Body's Anticipation of a Meal Is a Diabetes Risk Factor
Alterations in our response to the taste or smell of food may be another culprit responsible for type 2 diabetes, according to scientists at Duke University Medical Center who have identified the specific mechanism in human specimens and in mice.
When we anticipate or smell a meal, the parasympathetic nervous system triggers salivation and increases insulin production in response to the expectation that glucose will be entering the blood stream.
"We think this parasympathetic response is potentially important in type 2 diabetes,” said Vann Bennett, the James B. Duke professor in the departments of cell biology, biochemistry, and neurobiology and Howard Hughes Medical Institute investigator.
“Our study showed there is a novel mutation in the gene encoding ankyrin-B, which increases the risk of type 2 diabetes. This happens through an impairment of the insulin secretion that is added by the parasympathetic nervous system."
The study will be released online on Tuesday, March 16, in Science Signaling.
Senior author Bennett was the first scientist to delineate a molecule called ankyrin and for years has been studying its roles in the heart and brain, as well as other organ systems. Bennett and colleagues discovered the importance of ankyrin-B in the insulin response and the source of a mutation that could lead to diabetes.
In earlier experiments, the group found that pancreatic beta cells that are ankyrin-B deficient display impaired insulin secretion in mice. Ankyrin-B-deficient mice had high blood sugar after eating a source of glucose, but not if the glucose bypassed the mouse’s mouth.
These findings indicated that ankyrin-B deficiency impaired the parasympathetic chain of events that enhance insulin secretion and had a measurable impact on blood sugar levels.
The scientists then asked whether mutations involving ankyrin-B loss of function were associated with diabetes in humans. They used the American Diabetes Association's Genetics of Non-Insulin Dependent Diabetes (GENNID) genetic specimen collection from families with type 2 diabetes to genotype 524 people with diabetes disorders and 498 non-diabetic controls.
They were searching for three ankyrin-B mutations that had previously been shown in heart muscle cells to create severe loss of function.

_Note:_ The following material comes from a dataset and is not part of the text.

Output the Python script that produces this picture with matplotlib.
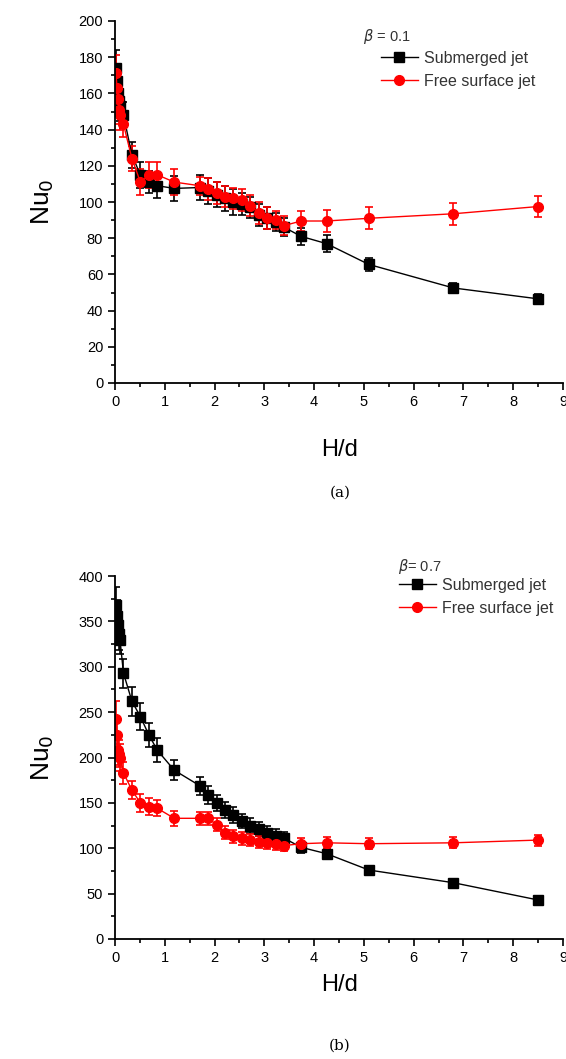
import matplotlib
matplotlib.use('Agg')
from matplotlib import pyplot as plt
from matplotlib.ticker import MultipleLocator
import numpy as np

plt.rcParams['font.family'] = ['Liberation Sans', 'DejaVu Sans']

# H/d positions shared by all series
hd = [0.02, 0.04, 0.06, 0.08, 0.10, 0.17, 0.34, 0.51, 0.68, 0.85, 1.19, 1.70, 1.87,
      2.04, 2.21, 2.38, 2.55, 2.72, 2.89, 3.06, 3.23, 3.40, 3.74, 4.25, 5.10, 6.80, 8.50]

# (a) beta = 0.1
a_sub = [174, 167, 160, 156, 153, 148, 126, 115, 111, 109, 107.5, 108, 106,
         104, 102, 100, 99, 97, 93, 91, 89, 86, 81, 77, 65.5, 52.5, 46.5]
a_sub_err = [10, 9, 9, 8, 8, 7, 7, 7, 6, 7, 7, 7, 7,
             7, 7, 7, 6, 6, 6, 6, 5, 5, 4.5, 4.5, 3.5, 2.5, 2.5]
a_free = [171, 163, 157, 151, 148, 143, 124, 111, 115, 115, 111, 109, 107,
          105, 103, 102, 101, 98, 94, 91, 90, 87, 89.5, 89.5, 91, 93.5, 97.5]
a_free_err = [10, 9, 9, 8, 8, 7, 7, 7, 7, 7, 7, 5, 6,
              6, 6, 6, 6, 6, 6, 6, 5, 5, 5.5, 6, 6, 6, 6]

# (b) beta = 0.7
b_sub = [368, 356, 346, 336, 330, 293, 262, 245, 225, 208, 186, 169, 159,
         150, 142, 137, 130, 125, 121, 117, 114, 111, 101, 94, 76, 62, 43]
b_sub_err = [20, 18, 18, 17, 16, 16, 16, 15, 13, 13, 11, 10, 10,
             9, 9, 9, 8, 8, 8, 7, 7, 7, 6, 5, 3, 3, 3]
b_free = [242, 225, 208, 204, 200, 183, 164, 150, 146, 144, 133, 133, 133,
          126, 117, 113, 111, 109, 107, 106, 105, 103, 105, 106, 105, 106, 109]
b_free_err = [20, 18, 16, 15, 15, 12, 10, 10, 9, 9, 8, 7, 7,
              7, 7, 7, 7, 7, 7, 7, 7, 6, 6, 6, 6, 6, 6]

W, H = 566, 1059
fig = plt.figure(figsize=(W / 100, H / 100), dpi=100)

panels = [
    # axes rect, data, y range, beta text + pos, legend anchor, x label y, caption
    ([115 / W, 1 - 383 / H, 448 / W, 362 / H], a_sub, a_sub_err, a_free, a_free_err,
     200, 20, 10, r'$\beta$ = 0.1', (363, 37), (381, 51), 450, 493, '(a)'),
    ([115 / W, 1 - 939 / H, 448 / W, 363 / H], b_sub, b_sub_err, b_free, b_free_err,
     400, 50, 25, r'$\beta$= 0.7', (398, 567), (399, 578), 985, 1046, '(b)'),
]

for (rect, sub, sub_e, free, free_e, ymax, major, minor, btxt, bpos, anchor,
     xl_y, cap_y, cap) in panels:
    ax = fig.add_axes(rect)
    c1 = ax.errorbar(hd, sub, yerr=sub_e, color='black', marker='s', markersize=6.5,
                     linewidth=1, elinewidth=1.2, capsize=3, capthick=1.2)
    c2 = ax.errorbar(hd, free, yerr=free_e, color='red', marker='o', markersize=7,
                     linewidth=1, elinewidth=1.2, capsize=3, capthick=1.2)
    ax.set_xlim(0, 9)
    ax.set_ylim(0, ymax)
    ax.xaxis.set_major_locator(MultipleLocator(1))
    ax.xaxis.set_minor_locator(MultipleLocator(0.5))
    ax.yaxis.set_major_locator(MultipleLocator(major))
    ax.yaxis.set_minor_locator(MultipleLocator(minor))
    ax.spines['top'].set_visible(False)
    ax.spines['right'].set_visible(False)
    ax.spines['left'].set_linewidth(1.3)
    ax.spines['bottom'].set_linewidth(1.3)
    ax.tick_params(which='major', direction='out', length=5, width=1.2, labelsize=10.5)
    ax.tick_params(which='minor', direction='out', length=3, width=1.2)
    ax.set_ylabel('Nu$_0$', fontsize=19, labelpad=16)

    fig.text(bpos[0] / W, 1 - bpos[1] / H, btxt, fontsize=10.5, ha='left', va='center',
             color='#333333')
    fig.legend([c1[0], c2[0]], ['Submerged jet', 'Free surface jet'], loc='upper left',
               bbox_to_anchor=(anchor[0] / W, 1 - anchor[1] / H),
               frameon=False, fontsize=11.5, handlelength=2.3, handletextpad=0.4,
               labelspacing=0.5, borderpad=0, borderaxespad=0, labelcolor='#333333')
    fig.text(340 / W, 1 - xl_y / H, 'H/d', fontsize=17, ha='center', va='center')
    fig.text(340 / W, 1 - cap_y / H, cap, fontsize=11, ha='center', va='center',
             family=['DejaVu Serif'])

fig.savefig('out.png', dpi=100)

They found that one of these mutations of ankyrin-B (R1788W) was associated with type 2 diabetes in about 1 percent of Caucasian and Hispanic individuals.
"Genomewide studies have failed to identify more than a small fraction of the genetic heritability in diabetes as well as in other complex diseases," Bennett said. "There are estimates that only 6 percent of the heritability of type 2 diabetes has been detected, by multiple genomewide studies.”
Bennett said this implies there is a large reservoir of genes yet to be identified that are risk factors in type 2 diabetes. “We are excited by our findings of a specific mutation with a known mechanism because of the potential for personalized treatment of diabetes,” he said. “This particular mutation is likely to play a role in 1 percent of adults with diabetes. We hope our finding will lead to strategies to specifically benefit these individuals."
Support for the study came from the Howard Hughes Medical Institute and the American Diabetes Association for management of the GENNID database and DNA samples, as well as a pre-doctoral fellowship from the American Heart Association. The National Institutes of Health also supported the study as did the Swedish Council and the Family Erling-Persson Foundation.
Co-authors included lead author Jane A. Healy of the Duke Department of Biochemistry; Kent R. Nilsson, Hans E. Hohmeier and Christopher Newgard, lab director, of the Duke Department of Medicine (Hohmeier and Newargard are also in the Duke Department of Pharmacology and Cancer Biology, and the Sarah W. Stedman Nutrition & Metabolism Center); Jonathan Davis and Janis Hoffman of the Howard Hughes Medical Institute; and Martin Kohler, Luo-Sheng Li and lab director Per-Olof Berggren from the Karolinska Institutet in Stockholm.